PSU accepts Prairies gift

  Wednesday, September 21, 2016 2:00 AM
  News

Pittsburg, KS

PSU accepts Prairies gift

The only sounds on this hot, humid September day are the insects and a crow in the distance as Dixie Smith, chair of the Department of Biology at Pittsburg State University, plods through the tangled mass of bluestem, bright azure asters, sunflowers, goldenrod and scores of other native grasses in the O’Malley Prairies just northeast of Cherokee.

The university has managed the prairies for a number of years under an informal agreement. On Thursday, Sept. 22, the PSU Foundation received it as a gift from the descendants of Mary Elizabeth O’Malley and her brother, Charles David O’Malley.

These two small patches of undisturbed earth, totaling just under 12 acres, are a tiny remnant of the vast prairie that settlers first encountered when they came to what is now Kansas. When she walks through the prairie, Smith imagines what the settlers thought when they first encountered this sea of grass.

“They were farmers,” Smith said. “They saw this (the lush the native grasses) and they thought, ‘this is incredibly productive soil!’ And it still is.”

That soil and its importance to both the history and the future of the region are never far from Smith’s thoughts.

“I suppose I could live anywhere,” said Smith, brushing aside a five-foot-tall clump of bluestem. “So why (southeast Kansas)? ... What is it that’s so special about this area? It’s the soil!”

As Kansas and the Great Plains became the nation’s breadbasket, producing food for a hungry nation, the native prairie lands rapidly disappeared. Today, outside of a few notable exceptions, the natural prairie exists in only in small plots like the O’Malley Prairies.

In 1991, Charles David O’Malley and former department chair Jim Triplett made an informal agreement that allowed the Department of Biology to manage the two tracts of undisturbed land, located at the intersection of South 170th street and east 510th avenue. Since then, PSU biology students have used the land as an outdoor research lab, taking core samples of the soil and studying the plants and insects that thrive in that environment.
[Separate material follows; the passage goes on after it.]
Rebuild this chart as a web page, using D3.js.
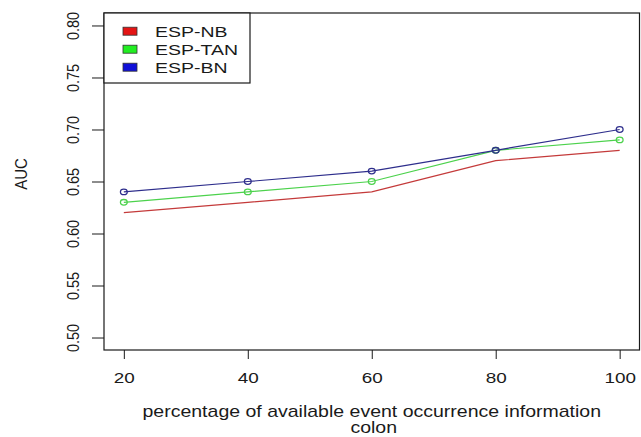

Smith said the transfer of title for the O’Malley Prairie won’t change the way the university uses the land. Students will continue to do research at the prairie and compare it to the adjacent Monahan Outdoor Education Center.

“Because the O’Malley and Monahan properties are adjacent to each other, it is perfect for students to compare and contrast native, undisturbed prairie with partially reclaimed land that has been mined,” Smith said.

The Monahan Outdoor Education Center is a 153-acre site that was donated to PSU in 1988 by the Reals family of Wichita in memory of Mrs. Reals’ father, Francis Monahan. One of the major features of the Monahan property is an 80-acre grassland that sits on top of a pile of coal mining refuse. Reclamation of the site began in 1984.

“It’s really dramatic when students compare core samples of the soil in the O’Malley Prairie and the Monahan site,” Smith said. “They can see clearly the differences between the undisturbed grassland and the partially reclaimed mined land.”

At a ceremony marking the transfer of title to the PSU Foundation on Thursday, Pittsburg State University President Steve Scott said like so many important projects, the ultimate gift of the O’Malley Prairies began with conversations between faculty and members of the community.

“These things start with our faculty,” Scott said. “They serve our students so well and they’re always looking for opportunities to serve them even better.”

Lois Carlson, a member of the O’Malley family, said she thought it was special that her aunt and uncle, neither of whom had an education beyond high school, thought it was important to partner with the university on an educational project of such magnitude.

Scott said the gift of the prairies to the university was just another example of the “amazing support we get from our community.”